# Tire recommendations for gravel riding on a 26er hardtail



## getagrip (Mar 26, 2008)

Just sold a 26er hardtail to a friend who is planning to do a lot of gravel riding. Looking for some tire recommendations for that kind of riding. My friend lives in Wisconsin, close to the Lacrosse area. Any recommendations would be greatly appreciated.


----------



## dbhammercycle (Nov 15, 2011)

I think just about any fast rolling 26 tire will do. High volume, low knob, hard rubber is probably best. I'd probably look for something no larger than a 2.0 dia, but that's my personal preference based on what I might ride. Kenda, Schwalbe, WTB, Michellin, Continental, etc all make a decent tire somewhere in their lineup. Kenda Small block 8/ karma, Schwalbe rocket ron/ racing ralph are tires I've used that would be suitable. There are a lot of potential options, with varied cost.


----------



## Harold (Dec 23, 2003)

Lots of tires aren't available as 26ers anymore, so choices will be limited. But like db mentions, any microknobby sort of tire would work well. Somebody is going to make something in that flavor.


----------



## jestep (Jul 23, 2004)

Not entirely sure what their requirements, a lot of "gravel" riders are looking for more of a CX tire instead of a mountain bike tire. Schwalbe Smart Sam is a good fast rolling tire that's a good packed road type tire, sort of a bridge between CX and XC. Rocket rons are great as well, a little more chunky but great tires and really light.


----------



## sgltrak (Feb 19, 2005)

I've had good luck with Kenda Small Block 8 in both 700x35 and 29 x 2.1. I don't know if they are still available in 26. 
A good option I used to run on my 26'er was the Forte' Dartmoor, but I think they have been discontinued.
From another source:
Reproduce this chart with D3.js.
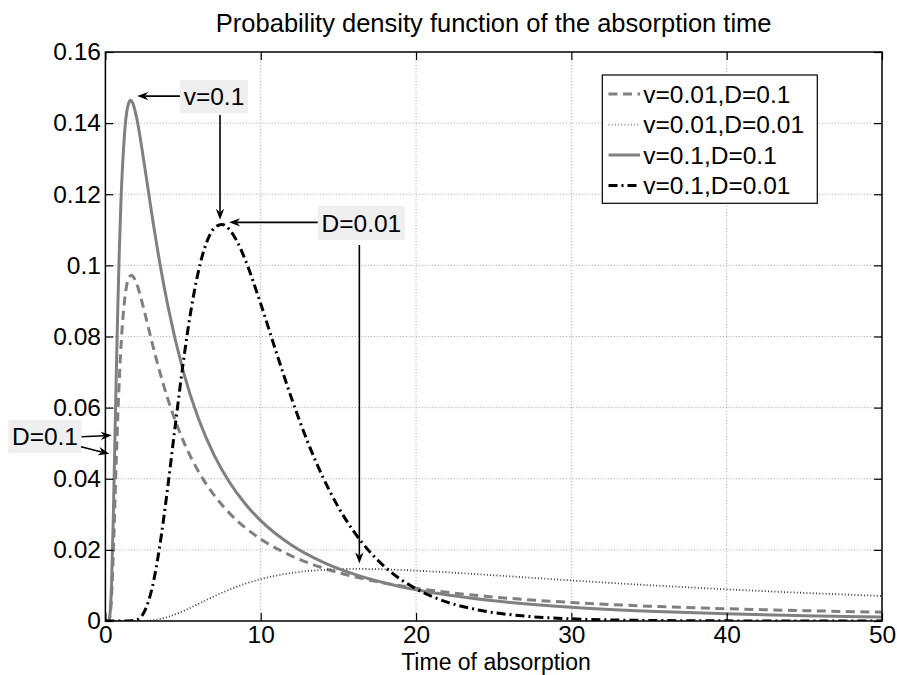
<!DOCTYPE html>
<html>
<head>
<meta charset="utf-8">
<script src="https://cdn.jsdelivr.net/npm/d3@7"></script>
<style>
  body { margin: 0; background: #fff; }
  svg text { font-family: "Liberation Sans", Arial, Helvetica, sans-serif; }
</style>
</head>
<body>
<svg id="chart" width="897" height="675"></svg>
<script>
// ---------------- data ----------------
const titleText = "Probability density function of the absorption time";
const xLabelText = "Time of absorption";

const xTicks = [0, 10, 20, 30, 40, 50];
const xTickLabels = ["0", "10", "20", "30", "40", "50"];
const yTicks = [0, 0.02, 0.04, 0.06, 0.08, 0.1, 0.12, 0.14, 0.16];
const yTickLabels = ["0", "0.02", "0.04", "0.06", "0.08", "0.1", "0.12", "0.14", "0.16"];

const seriesNames = ["v=0.01,D=0.1", "v=0.01,D=0.01", "v=0.1,D=0.1", "v=0.1,D=0.01"];

// v=0.01, D=0.1
const timeA = [0, 0.2, 0.3, 0.4, 0.5, 0.6, 0.7, 0.8, 0.9, 1, 1.25, 1.5, 1.67, 1.75, 2, 2.5, 3, 3.5, 4, 5, 6, 7, 8, 9, 10, 12, 14, 16, 18, 20, 25, 30, 35, 40, 45, 50];
const valsA = [0, 0.00004, 0.00137, 0.00716, 0.01787, 0.03129, 0.04501, 0.05759, 0.06827, 0.07696, 0.09079, 0.09638, 0.0972, 0.09705, 0.09495, 0.08723, 0.07838, 0.07006, 0.06269, 0.05081, 0.04200, 0.03537, 0.03026, 0.02625, 0.02304, 0.01827, 0.01492, 0.01248, 0.01064, 0.00921, 0.00675, 0.00521, 0.00418, 0.00345, 0.00291, 0.00249];

// v=0.01, D=0.01
const timeB = [0, 1.5, 2, 2.5, 3, 3.5, 4, 5, 6, 7, 8, 9, 10, 12, 14, 16, 18, 20, 22, 25, 30, 35, 40, 45, 50];
const valsB = [0, 0, 0.00001, 0.00005, 0.00021, 0.00056, 0.00111, 0.00277, 0.00483, 0.00694, 0.00885, 0.01048, 0.01177, 0.01352, 0.01437, 0.01464, 0.01452, 0.01417, 0.01369, 0.01286, 0.01141, 0.01007, 0.0089, 0.0079, 0.00704];

// v=0.1, D=0.1
const timeC = [0, 0.2, 0.3, 0.4, 0.5, 0.6, 0.7, 0.8, 0.9, 1, 1.25, 1.5, 1.62, 1.75, 2, 2.5, 3, 3.5, 4, 5, 6, 7, 8, 9, 10, 12, 14, 16, 18, 20, 25, 30, 35, 40, 45, 50];
const valsC = [0, 0.00006, 0.00213, 0.01111, 0.02768, 0.04834, 0.0694, 0.08852, 0.10475, 0.11775, 0.13806, 0.14565, 0.1464, 0.14576, 0.14172, 0.12859, 0.11413, 0.10075, 0.08905, 0.07042, 0.05678, 0.04664, 0.03893, 0.03295, 0.02821, 0.02129, 0.01655, 0.01318, 0.01069, 0.0088, 0.0057, 0.00389, 0.00276, 0.00201, 0.0015, 0.00113];

// v=0.1, D=0.01
const timeD = [0, 1, 1.5, 2, 2.5, 3, 3.5, 4, 4.5, 5, 5.5, 6, 6.5, 7, 7.5, 8, 8.5, 9, 10, 11, 12, 13, 14, 15, 16, 17, 18, 20, 22, 24, 27, 30, 35, 40, 45, 50];
const valsD = [0, 0, 0.00001, 0.00034, 0.00257, 0.00915, 0.02106, 0.03717, 0.05505, 0.07229, 0.08712, 0.09854, 0.10626, 0.11044, 0.11152, 0.11001, 0.10653, 0.10162, 0.0892, 0.07558, 0.06244, 0.05061, 0.04047, 0.032, 0.02511, 0.01958, 0.01519, 0.00904, 0.00532, 0.00311, 0.00138, 0.00061, 0.00016, 0.00004, 0.00001, 0];

// annotation labels and their anchor points (data units)
const annoLabels = ["v=0.1", "D=0.01", "D=0.1"];
const annoBoxes = [[4.80, 0.1521, 9.18, 0.1428], [13.67, 0.1167, 19.29, 0.1071], [-6.25, 0.0565, -1.53, 0.0472]];
const annoArrows = [
  [4.80, 0.1476, 2.05, 0.1476],
  [7.38, 0.1423, 7.38, 0.1128],
  [13.67, 0.1121, 7.96, 0.1121],
  [16.35, 0.1057, 16.35, 0.0162],
  [-1.53, 0.0518, 0.41, 0.0522],
  [-1.57, 0.0490, 0.25, 0.0470]
];

// ---------------- styles ----------------
const seriesStyles = [
  { stroke: "#808080", width: 3, dash: "9,5.5" },
  { stroke: "#3a3a3a", width: 1.8, dash: "1,2.2" },
  { stroke: "#808080", width: 3, dash: null },
  { stroke: "#000000", width: 3, dash: "9,4,2,4" }
];
const FONT = 24.5;

// ---------------- drawing ----------------
const svg = d3.select("#chart");
const plot = { left: 105.4, right: 882, top: 52, bottom: 621 };
const x = d3.scaleLinear().domain([0, 50]).range([plot.left, plot.right]);
const y = d3.scaleLinear().domain([0, 0.16]).range([plot.bottom, plot.top]);

svg.append("rect").attr("width", 897).attr("height", 675).attr("fill", "#fff");

// grid
const grid = svg.append("g").attr("stroke", "#a0a0a0").attr("stroke-width", 1).attr("stroke-dasharray", "1,2.2");
grid.selectAll("line.gx").data(xTicks.slice(1, -1)).join("line")
  .attr("x1", d => x(d)).attr("x2", d => x(d)).attr("y1", plot.top).attr("y2", plot.bottom);
grid.selectAll("line.gy").data(yTicks.slice(1, -1)).join("line")
  .attr("y1", d => y(d)).attr("y2", d => y(d)).attr("x1", plot.left).attr("x2", plot.right);

// curves
svg.append("clipPath").attr("id", "clip").append("rect")
  .attr("x", plot.left).attr("y", plot.top).attr("width", plot.right - plot.left).attr("height", plot.bottom - plot.top);

const seriesData = [
  d3.zip(timeA, valsA), d3.zip(timeB, valsB), d3.zip(timeC, valsC), d3.zip(timeD, valsD)
];
const line = d3.line().x(d => x(d[0])).y(d => y(d[1])).curve(d3.curveMonotoneX);
const curves = svg.append("g").attr("clip-path", "url(#clip)");
seriesData.forEach((data, i) => {
  const s = seriesStyles[i];
  curves.append("path").datum(data).attr("d", line)
    .attr("fill", "none").attr("stroke", s.stroke).attr("stroke-width", s.width)
    .attr("stroke-dasharray", s.dash).attr("stroke-linejoin", "round");
});

// axes
function styleAxis(g) {
  g.select(".domain").remove();
  g.attr("font-size", FONT).attr("font-family", null);
  g.selectAll(".tick line").attr("stroke", "#000").attr("stroke-width", 1.2);
  g.selectAll(".tick text").attr("fill", "#000");
}
svg.append("g").attr("transform", `translate(0,${plot.bottom})`)
  .call(d3.axisBottom(x).tickValues(xTicks).tickFormat((d, i) => xTickLabels[i]).tickSize(-8).tickPadding(5))
  .call(styleAxis);
svg.append("g").attr("transform", `translate(${plot.left},0)`)
  .call(d3.axisLeft(y).tickValues(yTicks).tickFormat((d, i) => yTickLabels[i]).tickSize(-8).tickPadding(4.5))
  .call(styleAxis);
svg.append("g").attr("transform", `translate(0,${plot.top})`)
  .call(d3.axisTop(x).tickValues(xTicks).tickFormat("").tickSize(-8))
  .call(styleAxis);
svg.append("g").attr("transform", `translate(${plot.right},0)`)
  .call(d3.axisRight(y).tickValues(yTicks).tickFormat("").tickSize(-8))
  .call(styleAxis);

svg.append("rect").attr("x", plot.left).attr("y", plot.top)
  .attr("width", plot.right - plot.left).attr("height", plot.bottom - plot.top)
  .attr("fill", "none").attr("stroke", "#000").attr("stroke-width", 1.5);

// title and label
svg.append("text").attr("x", (plot.left + plot.right) / 2).attr("y", 32.3)
  .attr("text-anchor", "middle").attr("font-size", 25.5).attr("fill", "#000").text(titleText);
svg.append("text").attr("x", 496).attr("y", 669.8)
  .attr("text-anchor", "middle").attr("font-size", 23).attr("fill", "#000").text(xLabelText);

// legend
const lg = svg.append("g");
lg.append("rect").attr("x", 602.3).attr("y", 75).attr("width", 215).attr("height", 128.3)
  .attr("fill", "#fff").attr("stroke", "#000").attr("stroke-width", 1.2);
seriesNames.forEach((name, i) => {
  const s = seriesStyles[i];
  const base = 102.7 + i * 30.45;
  lg.append("line").attr("x1", 608.5).attr("x2", 640).attr("y1", base - 8.6).attr("y2", base - 8.6)
    .attr("stroke", i === 1 ? "#8a8a8a" : s.stroke).attr("stroke-width", s.width).attr("stroke-dasharray", s.dash);
  lg.append("text").attr("x", 643.3).attr("y", base).attr("font-size", FONT).attr("fill", "#000").text(name);
});

// annotations
const ann = svg.append("g");
annoBoxes.forEach((b, i) => {
  const x0 = x(b[0]), x1 = x(b[2]), y0 = y(b[1]), y1 = y(b[3]);
  ann.append("rect").attr("x", x0).attr("y", y0).attr("width", x1 - x0).attr("height", y1 - y0)
    .attr("fill", "#efefef");
  ann.append("text").attr("x", (x0 + x1) / 2).attr("y", (y0 + y1) / 2).attr("dy", "0.36em")
    .attr("text-anchor", "middle").attr("font-size", FONT).attr("fill", "#000").text(annoLabels[i]);
});
annoArrows.forEach(a => {
  const x1 = x(a[0]), y1 = y(a[1]), x2 = x(a[2]), y2 = y(a[3]);
  const ang = Math.atan2(y2 - y1, x2 - x1);
  const L = 11, w = 4.2, c = Math.cos(ang), s = Math.sin(ang);
  ann.append("line").attr("x1", x1).attr("y1", y1)
    .attr("x2", x2 - (L - 3) * c).attr("y2", y2 - (L - 3) * s)
    .attr("stroke", "#000").attr("stroke-width", 1.6);
  const bx = x2 - L * c, by = y2 - L * s;
  const nx = x2 - 0.7 * L * c, ny = y2 - 0.7 * L * s;
  const p = d3.path();
  p.moveTo(x2, y2);
  p.lineTo(bx - w * s, by + w * c);
  p.lineTo(nx, ny);
  p.lineTo(bx + w * s, by - w * c);
  p.closePath();
  ann.append("path").attr("d", p.toString()).attr("fill", "#000");
});
</script>
</body>
</html>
If he can find a set of those, they work really well for gravel.


----------



## katsup (Jun 28, 2016)

I'm using Maxxis DTH 26x2.15 tires on my 26in gravel bike.


----------



## BlueCheesehead (Jul 17, 2010)

When I had a 26'r for similar use I ran Conti Race Kings. They roll pretty well, have decent grip and do not break the bank at $30/ea.


----------